What is required: Return each line of the listing below, unchanged, and omit the images.

Supplied information:
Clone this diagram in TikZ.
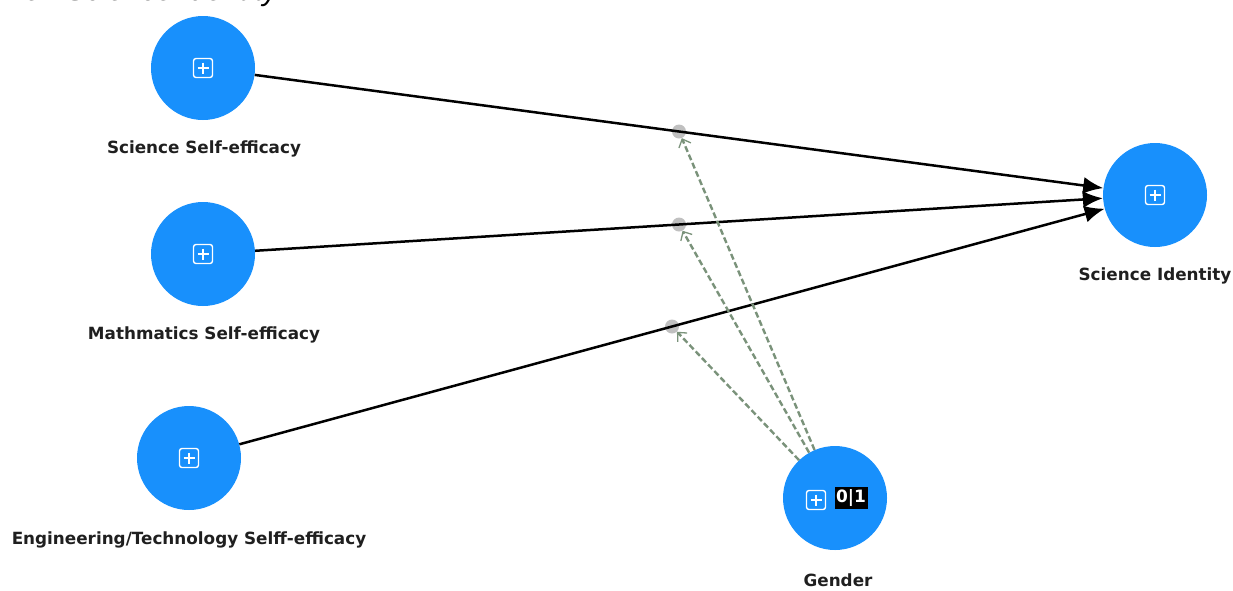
\documentclass[tikz,border=0pt]{standalone}
\usepackage{fontspec}
\setmainfont{Liberation Sans}
\newfontfamily\lblfont{DejaVu Sans}
\usetikzlibrary{arrows.meta,calc}
\definecolor{nodeblue}{RGB}{24,144,252}
\definecolor{modgreen}{RGB}{122,146,122}
\definecolor{dotgray}{RGB}{192,192,192}
\newcommand\plusicon[1]{%
  \draw[white,line width=1.4pt,rounded corners=2.5pt] ($(#1)+(-9.5,-9.5)$) rectangle ($(#1)+(9.5,9.5)$);
  \draw[white,line width=1.4pt] ($(#1)+(-5.5,0)$) -- ($(#1)+(5.5,0)$) ($(#1)+(0,-5.5)$) -- ($(#1)+(0,5.5)$);}
\begin{document}
\begin{tikzpicture}[x=1pt,y=-1pt,
  latent/.style={circle, fill=nodeblue, minimum size=104pt, inner sep=0pt},
  lbl/.style={font=\lblfont\fontsize{16.8}{19}\selectfont\bfseries, text=black!88},
  mdot/.style={circle, fill=dotgray, minimum size=14pt, inner sep=0pt},
  effect/.style={line width=2.5pt, -{Latex[length=20pt,width=17pt]}},
  moder/.style={modgreen, line width=2.4pt, dash pattern=on 6pt off 3pt,
     -{Straight Barb[length=7pt,width=13pt,line width=1.3pt]}}]
\useasboundingbox (0,0) rectangle (1233,590);
\node[anchor=base east, font=\itshape\fontsize{30}{34}\selectfont, inner sep=0pt] (title) at (278,0.5) {on Science Identity};

\node[latent] (sse) at (203,68) {};
\node[latent] (mse) at (203,254) {};
\node[latent] (ese) at (189,458) {};
\node[latent] (sid) at (1155,195) {};
\node[latent] (gen) at (835,498) {};

\node[lbl] (lsse) at (204,149) {Science Self-efficacy};
\node[lbl] (lmse) at (204,335) {Mathmatics Self-efficacy};
\node[lbl] (lese) at (189,540) {Engineering/Technology Selff-efficacy};
\node[lbl] (lsid) at (1155,276) {Science Identity};
\node[lbl] (lgen) at (838,580) {Gender};

\plusicon{sse}
\plusicon{mse}
\plusicon{ese}
\plusicon{sid}
\plusicon{816,500}
\node[fill=black, text=white, inner sep=0pt, minimum width=33pt, minimum height=22pt,
  font=\lblfont\fontsize{17}{19}\selectfont\bfseries] (bin) at (851,498) {0|1};

\node[mdot] (d1) at ($(sse)!0.5!(sid)$) {};
\node[mdot] (d2) at ($(mse)!0.5!(sid)$) {};
\node[mdot] (d3) at ($(ese)!0.5!(sid)$) {};

\draw[effect] (sse) -- (sid);
\draw[effect] (mse) -- (sid);
\draw[effect] (ese) -- (sid);

\draw[moder] (gen) -- (d1);
\draw[moder] (gen) -- (d2);
\draw[moder] (gen) -- (d3);
\end{tikzpicture}
\end{document}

Written answer:
Clone this diagram in TikZ.
\documentclass[tikz,border=0pt]{standalone}
\usepackage{fontspec}
\setmainfont{Liberation Sans}
\newfontfamily\lblfont{DejaVu Sans}
\usetikzlibrary{arrows.meta,calc}
\definecolor{nodeblue}{RGB}{24,144,252}
\definecolor{modgreen}{RGB}{122,146,122}
\definecolor{dotgray}{RGB}{192,192,192}
\newcommand\plusicon[1]{%
  \draw[white,line width=1.4pt,rounded corners=2.5pt] ($(#1)+(-9.5,-9.5)$) rectangle ($(#1)+(9.5,9.5)$);
  \draw[white,line width=1.4pt] ($(#1)+(-5.5,0)$) -- ($(#1)+(5.5,0)$) ($(#1)+(0,-5.5)$) -- ($(#1)+(0,5.5)$);}
\begin{document}
\begin{tikzpicture}[x=1pt,y=-1pt,
  latent/.style={circle, fill=nodeblue, minimum size=104pt, inner sep=0pt},
  lbl/.style={font=\lblfont\fontsize{16.8}{19}\selectfont\bfseries, text=black!88},
  mdot/.style={circle, fill=dotgray, minimum size=14pt, inner sep=0pt},
  effect/.style={line width=2.5pt, -{Latex[length=20pt,width=17pt]}},
  moder/.style={modgreen, line width=2.4pt, dash pattern=on 6pt off 3pt,
     -{Straight Barb[length=7pt,width=13pt,line width=1.3pt]}}]
\useasboundingbox (0,0) rectangle (1233,590);
\node[anchor=base east, font=\itshape\fontsize{30}{34}\selectfont, inner sep=0pt] (title) at (278,0.5) {on Science Identity};

\node[latent] (sse) at (203,68) {};
\node[latent] (mse) at (203,254) {};
\node[latent] (ese) at (189,458) {};
\node[latent] (sid) at (1155,195) {};
\node[latent] (gen) at (835,498) {};

\node[lbl] (lsse) at (204,149) {Science Self-efficacy};
\node[lbl] (lmse) at (204,335) {Mathmatics Self-efficacy};
\node[lbl] (lese) at (189,540) {Engineering/Technology Selff-efficacy};
\node[lbl] (lsid) at (1155,276) {Science Identity};
\node[lbl] (lgen) at (838,580) {Gender};

\plusicon{sse}
\plusicon{mse}
\plusicon{ese}
\plusicon{sid}
\plusicon{816,500}
\node[fill=black, text=white, inner sep=0pt, minimum width=33pt, minimum height=22pt,
  font=\lblfont\fontsize{17}{19}\selectfont\bfseries] (bin) at (851,498) {0|1};

\node[mdot] (d1) at ($(sse)!0.5!(sid)$) {};
\node[mdot] (d2) at ($(mse)!0.5!(sid)$) {};
\node[mdot] (d3) at ($(ese)!0.5!(sid)$) {};

\draw[effect] (sse) -- (sid);
\draw[effect] (mse) -- (sid);
\draw[effect] (ese) -- (sid);

\draw[moder] (gen) -- (d1);
\draw[moder] (gen) -- (d2);
\draw[moder] (gen) -- (d3);
\end{tikzpicture}
\end{document}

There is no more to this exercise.